Heavy D was modeled after Jackie Gleason, Andre insisted—not the “Bang! Zoom!” bus driver Jackie Gleason, but the “tanned, fly, tuxedoed Miami Beach Jackie Gleason of The Jackie Gleason Show.Teddy Riley and Guy and new jack swing: “the street version of Prince and Michael Jackson.” Al B. Sure!: Smokey Robinson. “Puff was like my young Francis Ford Coppola,” he said. “He is focused, fierce, and unrelenting. Puff worked three times as hard as anybody I have known, and he understood my vision for what became Ghetto Fabulous.” Mary J. Blige was his Diana Ross, and his Barbra Streisand, and his Audrey Hepburn. The first “‘ride or die’ chick.” What’s the 411? was Breakfast at Tiffany’s. My Life was The Way We Were. Jodeci was his Temptations and his Rolling Stones. Jeff Redd, the Uptown labelmate who discovered Mary J. Blige, was his Marvin Gaye. Father MC: his hip-hop Billy Paul.

He reflected on getting his $50 million MCA deal in 1993 and his push into the mainstream—a move he described in revolutionary terms.

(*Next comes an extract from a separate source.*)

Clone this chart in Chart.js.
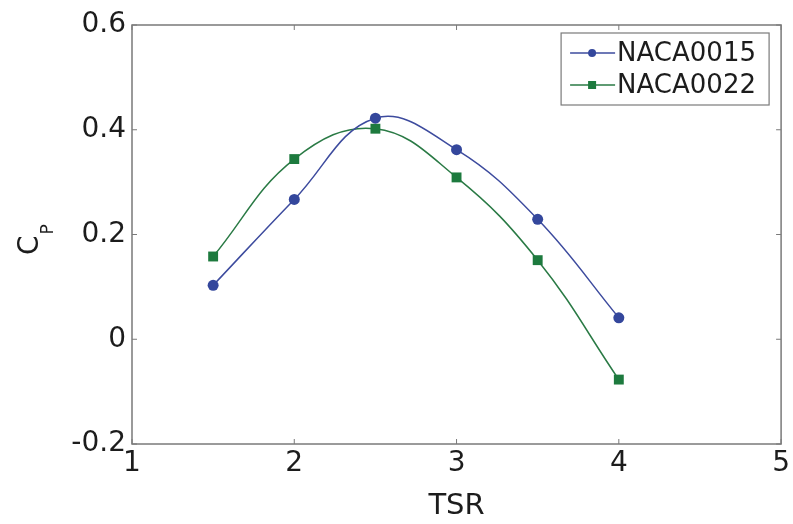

He wanted to create a multimedia company by way of “I Have a Dream” and “By Any Means Necessary.” Freedom and fearlessness.

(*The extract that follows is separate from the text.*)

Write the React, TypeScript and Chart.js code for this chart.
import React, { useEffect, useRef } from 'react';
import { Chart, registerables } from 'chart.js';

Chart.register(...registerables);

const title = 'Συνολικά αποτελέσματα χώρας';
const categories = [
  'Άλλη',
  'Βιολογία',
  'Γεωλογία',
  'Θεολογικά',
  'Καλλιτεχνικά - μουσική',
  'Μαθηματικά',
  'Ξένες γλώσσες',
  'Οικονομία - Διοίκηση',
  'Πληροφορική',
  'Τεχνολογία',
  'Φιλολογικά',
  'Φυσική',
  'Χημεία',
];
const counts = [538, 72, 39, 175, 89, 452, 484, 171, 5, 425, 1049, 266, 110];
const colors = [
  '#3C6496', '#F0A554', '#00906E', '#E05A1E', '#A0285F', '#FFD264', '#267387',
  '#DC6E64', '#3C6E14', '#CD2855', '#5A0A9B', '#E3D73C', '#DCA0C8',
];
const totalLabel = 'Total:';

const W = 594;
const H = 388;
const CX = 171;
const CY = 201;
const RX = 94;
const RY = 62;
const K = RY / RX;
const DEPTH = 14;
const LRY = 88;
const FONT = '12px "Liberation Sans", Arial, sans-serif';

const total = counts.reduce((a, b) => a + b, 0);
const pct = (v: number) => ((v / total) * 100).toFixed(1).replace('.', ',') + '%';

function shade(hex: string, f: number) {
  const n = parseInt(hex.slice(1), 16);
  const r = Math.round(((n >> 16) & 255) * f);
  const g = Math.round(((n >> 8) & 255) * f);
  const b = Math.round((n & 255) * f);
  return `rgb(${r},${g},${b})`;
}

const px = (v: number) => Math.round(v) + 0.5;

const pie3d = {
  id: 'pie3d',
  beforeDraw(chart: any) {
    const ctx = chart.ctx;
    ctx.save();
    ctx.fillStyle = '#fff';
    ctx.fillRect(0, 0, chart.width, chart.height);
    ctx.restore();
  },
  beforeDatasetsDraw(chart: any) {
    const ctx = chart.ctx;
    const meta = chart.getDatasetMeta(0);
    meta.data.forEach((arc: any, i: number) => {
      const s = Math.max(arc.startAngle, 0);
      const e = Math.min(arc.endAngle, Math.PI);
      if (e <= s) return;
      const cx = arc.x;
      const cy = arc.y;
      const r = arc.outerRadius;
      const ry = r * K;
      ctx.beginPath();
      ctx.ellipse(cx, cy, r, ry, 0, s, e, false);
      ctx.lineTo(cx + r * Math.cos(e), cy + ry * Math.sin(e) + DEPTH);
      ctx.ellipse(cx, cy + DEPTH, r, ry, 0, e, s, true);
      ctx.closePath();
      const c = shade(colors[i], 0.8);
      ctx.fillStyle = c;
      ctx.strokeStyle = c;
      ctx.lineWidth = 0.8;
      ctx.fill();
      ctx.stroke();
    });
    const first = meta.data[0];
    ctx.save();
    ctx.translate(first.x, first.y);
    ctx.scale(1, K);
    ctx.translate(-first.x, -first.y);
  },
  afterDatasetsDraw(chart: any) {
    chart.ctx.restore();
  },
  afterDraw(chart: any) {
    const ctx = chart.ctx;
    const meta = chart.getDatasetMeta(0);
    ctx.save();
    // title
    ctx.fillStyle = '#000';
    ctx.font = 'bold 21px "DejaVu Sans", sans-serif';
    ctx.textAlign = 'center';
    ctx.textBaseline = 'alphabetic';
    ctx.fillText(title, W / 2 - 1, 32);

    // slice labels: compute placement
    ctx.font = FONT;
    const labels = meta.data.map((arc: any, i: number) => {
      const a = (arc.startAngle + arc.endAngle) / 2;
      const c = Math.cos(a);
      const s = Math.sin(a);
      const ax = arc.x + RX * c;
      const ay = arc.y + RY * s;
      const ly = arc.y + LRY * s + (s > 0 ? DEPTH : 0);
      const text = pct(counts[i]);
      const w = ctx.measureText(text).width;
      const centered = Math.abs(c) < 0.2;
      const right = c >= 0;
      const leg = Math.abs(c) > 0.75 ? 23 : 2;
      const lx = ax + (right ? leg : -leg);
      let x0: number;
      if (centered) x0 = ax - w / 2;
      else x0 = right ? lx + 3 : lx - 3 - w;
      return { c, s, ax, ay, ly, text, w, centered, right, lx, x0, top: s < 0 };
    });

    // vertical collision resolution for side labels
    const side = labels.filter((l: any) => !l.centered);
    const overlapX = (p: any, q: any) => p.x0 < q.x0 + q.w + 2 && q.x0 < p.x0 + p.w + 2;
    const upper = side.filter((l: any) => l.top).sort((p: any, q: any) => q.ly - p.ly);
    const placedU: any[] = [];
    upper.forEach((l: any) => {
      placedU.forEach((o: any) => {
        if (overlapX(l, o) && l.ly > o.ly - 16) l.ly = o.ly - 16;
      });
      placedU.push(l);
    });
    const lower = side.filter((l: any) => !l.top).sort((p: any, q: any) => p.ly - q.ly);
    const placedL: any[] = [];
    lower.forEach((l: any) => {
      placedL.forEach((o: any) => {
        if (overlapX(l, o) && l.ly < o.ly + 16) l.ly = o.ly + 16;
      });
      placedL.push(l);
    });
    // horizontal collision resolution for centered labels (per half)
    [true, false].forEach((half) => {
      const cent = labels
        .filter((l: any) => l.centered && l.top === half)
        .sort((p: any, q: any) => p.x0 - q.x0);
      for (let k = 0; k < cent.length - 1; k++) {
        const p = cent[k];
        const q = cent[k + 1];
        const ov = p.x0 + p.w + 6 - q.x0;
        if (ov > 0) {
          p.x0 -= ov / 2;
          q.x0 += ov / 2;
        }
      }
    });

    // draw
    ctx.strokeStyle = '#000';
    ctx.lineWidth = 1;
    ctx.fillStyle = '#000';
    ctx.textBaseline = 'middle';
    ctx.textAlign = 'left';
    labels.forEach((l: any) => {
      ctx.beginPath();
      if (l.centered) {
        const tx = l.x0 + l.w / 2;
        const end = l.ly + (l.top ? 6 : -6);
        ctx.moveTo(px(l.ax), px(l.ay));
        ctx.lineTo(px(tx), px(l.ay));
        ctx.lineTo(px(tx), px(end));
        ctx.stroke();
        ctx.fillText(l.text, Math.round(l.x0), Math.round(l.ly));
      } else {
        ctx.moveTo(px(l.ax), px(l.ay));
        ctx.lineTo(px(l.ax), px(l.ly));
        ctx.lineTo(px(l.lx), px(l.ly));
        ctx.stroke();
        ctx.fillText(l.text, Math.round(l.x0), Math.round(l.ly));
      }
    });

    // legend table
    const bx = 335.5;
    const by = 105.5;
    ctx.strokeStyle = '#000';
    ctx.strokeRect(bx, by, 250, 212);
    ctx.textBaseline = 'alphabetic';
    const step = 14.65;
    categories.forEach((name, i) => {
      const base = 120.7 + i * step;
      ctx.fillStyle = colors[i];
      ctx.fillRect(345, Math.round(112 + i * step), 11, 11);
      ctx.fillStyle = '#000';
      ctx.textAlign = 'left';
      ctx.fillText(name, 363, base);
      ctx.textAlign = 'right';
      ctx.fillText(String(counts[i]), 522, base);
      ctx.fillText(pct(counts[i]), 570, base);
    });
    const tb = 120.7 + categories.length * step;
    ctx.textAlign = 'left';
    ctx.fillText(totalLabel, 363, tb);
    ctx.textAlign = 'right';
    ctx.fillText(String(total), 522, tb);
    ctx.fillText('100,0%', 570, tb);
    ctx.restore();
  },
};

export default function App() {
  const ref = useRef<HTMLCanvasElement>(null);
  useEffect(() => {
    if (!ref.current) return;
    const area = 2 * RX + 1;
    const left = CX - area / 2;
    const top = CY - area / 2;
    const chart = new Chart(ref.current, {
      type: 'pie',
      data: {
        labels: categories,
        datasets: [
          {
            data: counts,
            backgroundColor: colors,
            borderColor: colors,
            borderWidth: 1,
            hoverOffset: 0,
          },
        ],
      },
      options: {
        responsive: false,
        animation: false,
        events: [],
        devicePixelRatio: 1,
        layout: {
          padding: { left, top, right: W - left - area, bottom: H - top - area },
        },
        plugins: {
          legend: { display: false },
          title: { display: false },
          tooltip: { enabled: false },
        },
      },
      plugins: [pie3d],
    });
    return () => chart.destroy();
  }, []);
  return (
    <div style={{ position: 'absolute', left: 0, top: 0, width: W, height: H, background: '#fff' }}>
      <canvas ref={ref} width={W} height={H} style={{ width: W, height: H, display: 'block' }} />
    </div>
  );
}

“I wasn’t trying to cross over into a white pop market,” he said. “I was trying to stay true to the lane I was in, and show black folks that we should always strive for something better. Where you come from doesn’t define who you are.”

Andre Harrell, that ambitious kid from the Bronxville Houses in the South Bronx, wanted to set the world on fire with his dreams of cultural connectivity. Looking back in 2020 it’s not an understatement to think of Uptown Records as the Proxima Centauri of so much that would follow it: Bad Boy, Roc-A-Fella, Roc Nation, Murder Inc., Ruff Ryders, as the satellites bathing in its heat. Mission accomplished. Exeunt, my dear brother.